Jean Mattéoli garde, 50 ans après les événements, un souvenir très précis de Guy de Crécy qui "aurait pu être son père". Il se souvient qu'il souffrait visiblement, pendant ses premiers jours de détention, de la promiscuité : toilette en commun autour d'un seul robinet, "tinette"...
Toutefois, la gêne des débuts a rapidement disparu car Guy de Crécy était "le contraire de l'aristocrate fier de sa caste... Il était d'une exquise courtoisie... le seul à vouvoyer... Il s'inquiétait beaucoup de ne pas tenir au cas où il serait torturé."
(J.J. Storz l'a été mais sans doute pas Guy de Crécy).
Les conversations entre détenus restaient des plus neutres et banales, la présence d'un "mouton" étant toujours possible.
Jean Mattéoli recevait, grâce à ses liens d'amitié avec le fils du directeur de la prison, des colis qu'un gardien de la Wehrmacht s'arrangeait pour "balancer" dans la cellule, le matin de très bonne heure. Le contenu en était partagé.
Il se rappelle aussi avoir fait demander à ses beaux-parents des vêtements pour Guy de Crécy et, notamment, une paire de pantoufles ; détail émouvant: sur une liste, crayonnée, adressée à sa femme, début juin, d'objets et d'effets à lui remettre, si possible, avant son départ pour l'Allemagne, Guy de Crécy a raturé la mention "pantoufles".
Jean Mattéoli garde en mémoire la simplicité avec laquelle Guy de Crécy s'agenouillait chaque soir pour sa prière personnelle, attitude qui impressionnait fortement ses jeunes compagnons de cellule.
Guy de Crécy a eu peu d'occasions de rencontrer en prison ses concitoyens de Frôlois: Monsieur Guenon a pu l'apercevoir et les propos échangés ont été des plus brefs :
" II m'a dit: "vous n'êtes pas au secret?", j'ai répondu "non" ".
Mademoiselle Bertrand (Madame Guillemin) incarcérée en même temps que lui, avant d'être déportée à Ravensbrück, n'a vu à la prison aucun détenu venant de Frôlois.

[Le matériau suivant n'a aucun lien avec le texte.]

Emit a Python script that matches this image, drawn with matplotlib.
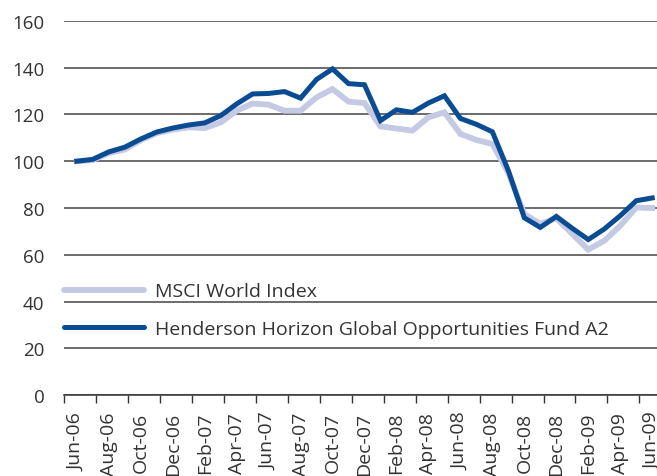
import matplotlib
matplotlib.use("Agg")
import matplotlib.pyplot as plt
import numpy as np

plt.rcParams['font.family'] = ['Open Sans', 'DejaVu Sans']

# monthly, Jun-06 .. Jun-09
months = ["Jun-06", "Jul-06", "Aug-06", "Sep-06", "Oct-06", "Nov-06", "Dec-06",
          "Jan-07", "Feb-07", "Mar-07", "Apr-07", "May-07", "Jun-07", "Jul-07",
          "Aug-07", "Sep-07", "Oct-07", "Nov-07", "Dec-07", "Jan-08", "Feb-08",
          "Mar-08", "Apr-08", "May-08", "Jun-08", "Jul-08", "Aug-08", "Sep-08",
          "Oct-08", "Nov-08", "Dec-08", "Jan-09", "Feb-09", "Mar-09", "Apr-09",
          "May-09", "Jun-09"]

msci = [100, 100.5, 103.5, 105, 109, 112, 113.5, 114.5, 114.2, 116.6, 121.6, 124.7,
        124.2, 121.6, 121.6, 127.3, 130.9, 125.5, 124.9, 114.9, 114, 113.1, 118.8,
        120.9, 111.7, 109.1, 107.4, 95, 77.4, 73.2, 75.6, 68.9, 62.2, 66, 72.4,
        80.2, 80]

fund = [100, 100.8, 104, 106, 109.5, 112.5, 114.2, 115.5, 116.4, 119.5, 124.5, 128.8,
        129, 129.8, 127, 135, 139.5, 133.2, 132.7, 117.4, 122, 120.9, 124.9, 128,
        118.3, 115.8, 112.6, 96, 75.8, 71.7, 76.4, 71.3, 66.5, 71, 76.7, 83.1, 84.3]

yticks = [0, 20, 40, 60, 80, 100, 120, 140, 160]

light = "#c4c9e4"
dark = "#0a4c93"

fig = plt.figure(figsize=(6.57, 4.77), dpi=100)
ax = fig.add_axes([0.0974, 0.1698, 0.9026, 0.7841])

x = np.arange(len(months))
ax.plot(x, msci, color=light, lw=4.2, solid_joinstyle='miter', label="MSCI World Index", zorder=3)
ax.plot(x, fund, color=dark, lw=3.6, solid_joinstyle='miter',
        label="Henderson Horizon Global Opportunities Fund A2", zorder=4)

ax.set_ylim(0, 160)
ax.set_xlim(-0.8, 36.3)
ax.set_yticks(yticks)
ax.yaxis.grid(True, color="#444444", lw=1.1)
ax.set_axisbelow(True)
ax.tick_params(axis='y', length=0, pad=14, labelsize=13.5, labelcolor="#333333")

# tick marks between label pairs, labels on every second month
ax.set_xticks(np.arange(-0.8, 37, 2))
ax.set_xticklabels([])
ax.tick_params(axis='x', which='major', length=6, width=1, color="#333333", direction='out')
ax.set_xticks(x[::2], minor=True)
ax.set_xticklabels(months[::2], minor=True, rotation=90)
ax.tick_params(axis='x', which='minor', length=0, pad=12, labelsize=14, labelcolor="#333333")

for s in ['left', 'right', 'top']:
    ax.spines[s].set_visible(False)
ax.spines['bottom'].set_color("#333333")
ax.spines['bottom'].set_linewidth(1.1)

leg = ax.legend(loc='center left', bbox_to_anchor=(0.0, 0.227), frameon=False,
                fontsize=14, handlelength=4.1, handletextpad=0.57, labelspacing=1.0,
                borderpad=0, borderaxespad=0)
for t in leg.get_texts():
    t.set_color("#333333")
for h in leg.legend_handles:
    h.set_solid_capstyle('round')

fig.savefig("out.png", dpi=100)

 VOYAGE VERS COMPIÈGNE ET L'ALLEMAGNE 

Guy de Crécy et certains de ses compagnons ( dont Jean Mattéoli et le Docteur Galimard) sont embarqués dans un train pour Compiègne le mercredi 31 mai 1944.
Les prisonniers étaient enchaînés par 2 ou 3 (témoignages de Jean Mattéoli, enchaîné avec le camarade qui, par peur, l'avait dénoncé, et de Monsieur Guenon qui voyagera un mois plus tard dans les mêmes conditions); il en fut très certainement ainsi pour Guy de Crécy.
Le départ de Dijon fut connu de Jacqueline de Crécy par trois canaux différents :

Il ressort de ces documents que Guy de Crécy partait confiant et en bonne santé, sa seule angoisse concernant sa femme et ses enfants.
Le train eut à subir, lors d'un arrêt dans une gare, un bombardement de l'aviation alliée: les S.S. qui assuraient la surveillance se sont alors glissés sous les wagons...
(témoignage de Jean Mattéoli).
Les prisonniers ont dû arriver à Compiègne, base de transit vers les camps allemands, le 2 juin. Nous n'avons aucun témoignage précis sur cette étape, les détenus d'une même origine étant dispersés dans une foule de 2 à 3.000 hommes.
Dans les premiers jours de juin, Jeanne de Crécy, soeur de Guy, et sa nièce Ninon Chaurand, porteuses d'un sac militaire contenant des provisions préparées par Jacqueline de Crécy, se présentent à la prison de Compiègne où elles apprennent qu'un convoi vient de partir pour l'Allemagne.
Jeanne de Crécy parcourra le quai longeant un train de prisonniers en partance, en criant :
"Crécy...Crécy..."
et obtient finalement une réponse: 
"Ici !"; 
Jeanne peut alors apercevoir son frère à travers le grillage d'une étroite fenêtre; trop émue, elle ne peut que lui dire
"tu pars ?"
et il répond avec son courage : 
"Eh oui, je pars pour la Bochie". 
( temoignage écrit de Ninon Chaurand, 1994).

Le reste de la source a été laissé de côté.